WWF-Brazil has been increasingly trying to change the curve of environmental degradation, says Ana Carolina. “We usually work less in urban areas, but we understand that we need to intervene everywhere. We believe that the agenda related to food waste, food security, and food sovereignty is a great way to approach socio-environmental issues in cities. São Paulo is a hub, with almost 10% of the Brazilian population, and it has a whole dynamic logistics system for bringing in food. Therefore, we need to think of ways of producing our own food, considering social and environmental inequality and the possibility of food diversification. A vegetable garden is a small thing to solve a structural problem like this; but at the same time, it is symbolic to start this movement at a school, creating an environment that is favorable to environmental and food education.”

 

According to Ana Carolina, school gardens can contribute to the habit of eating a variety of foods and choosing organic foods. “People understand that they can also produce food in their backyard, in a pot, for example. We had already had experiments with gardens in other places, but Heliópolis was the first one in a major capital. Now, we have an experiment that we identify as replicable and that will bear good fruit for other CEIs where it can be implemented.”

 

The ability to enhance changes in the lives of the population is due to the variety of partners who collaborated on the urban garden project.
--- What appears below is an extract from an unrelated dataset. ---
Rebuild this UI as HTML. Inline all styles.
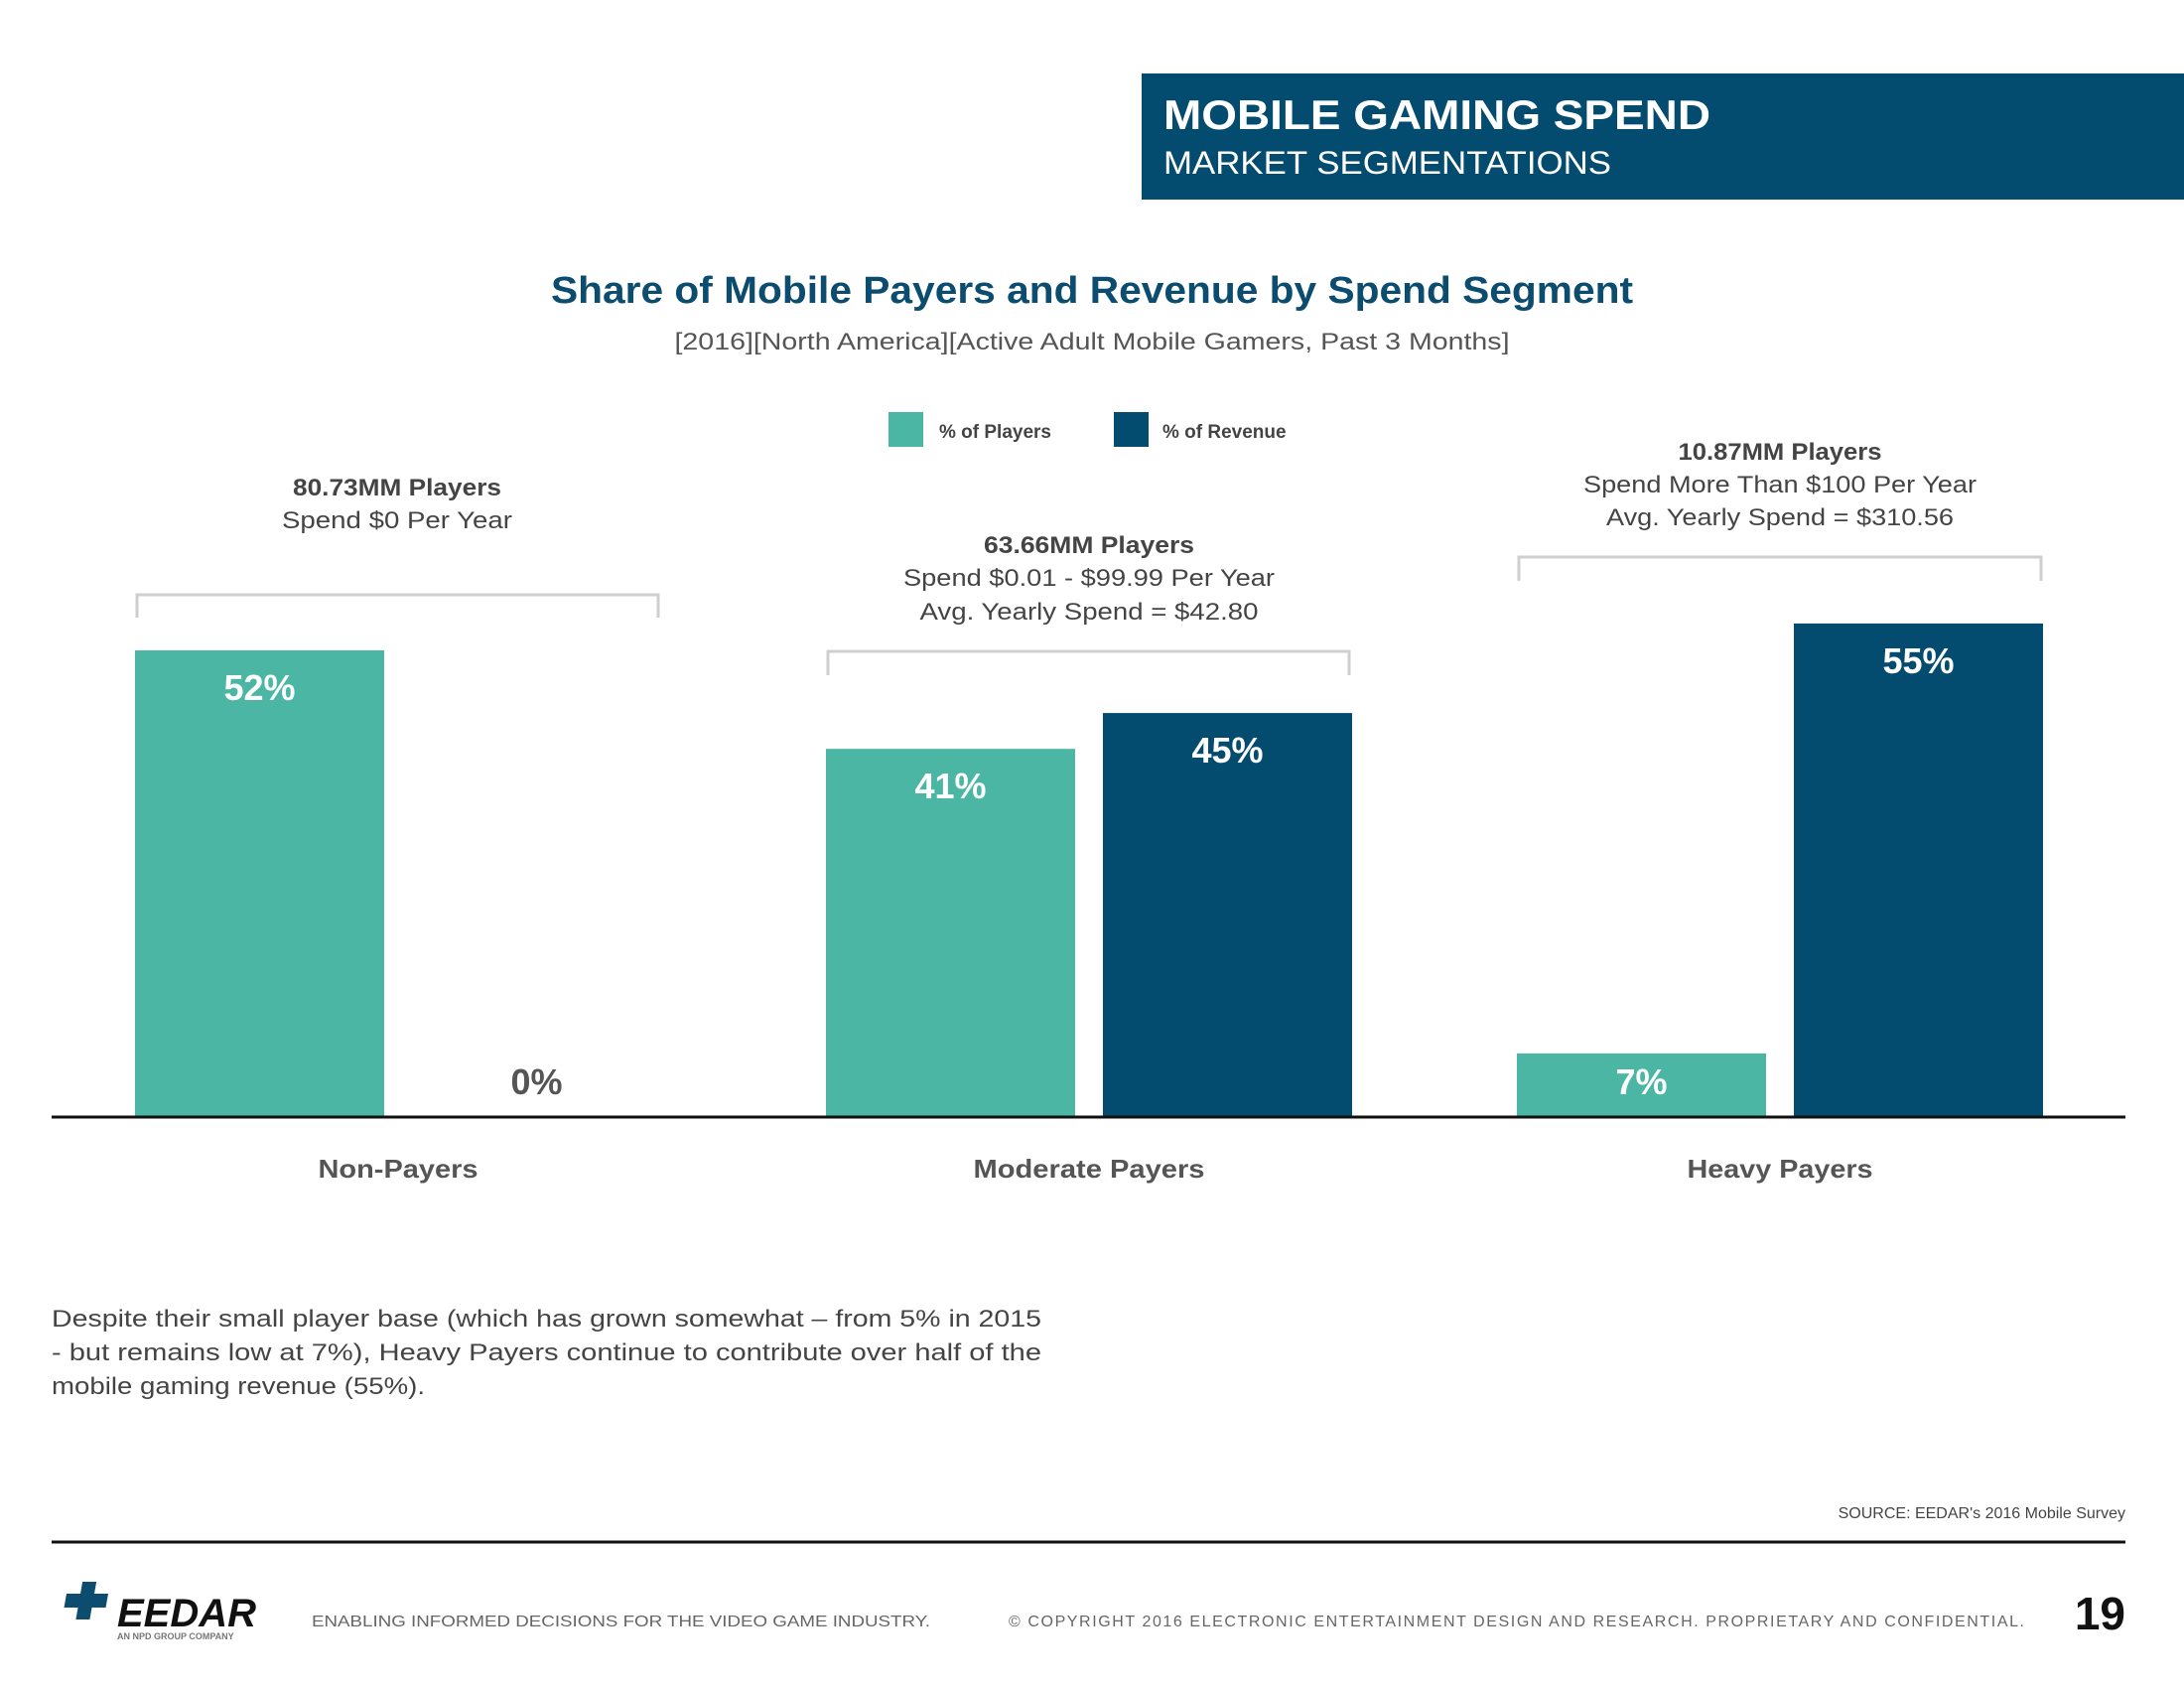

In addition to people from academia and the local region, as previously highlighted, the initiative had the participation of members of non-governmental organizations, civil society, local government, and public institutions, which expanded the pillar of multiplicity of agents involved. “This combination of identifying the strengths of each stakeholder and working together is powerful, because in vulnerable territories, funds are always a necessity,” Paulina points out. “Identifying existing government programs that we can build on to catalyze local transformation is an efficient strategy, but not always an obvious one.”

 

The continuity of the agendas opened by the project “Promotion of food security, sovereignty, and sustainability in urban communities” — which had resources for only one year — will be guaranteed for some time to come by the financing from the Behner Stiefel Center for Brazilian Studies at San Diego State University, in the United States, obtained through a public notice, for the project Environmental Education from 3 to 30. According to Paulina, the experiment at CEI Margarida can now be scaled up to other educational facilities in Heliópolis — and has already opened up doors for future collaborations among all partners.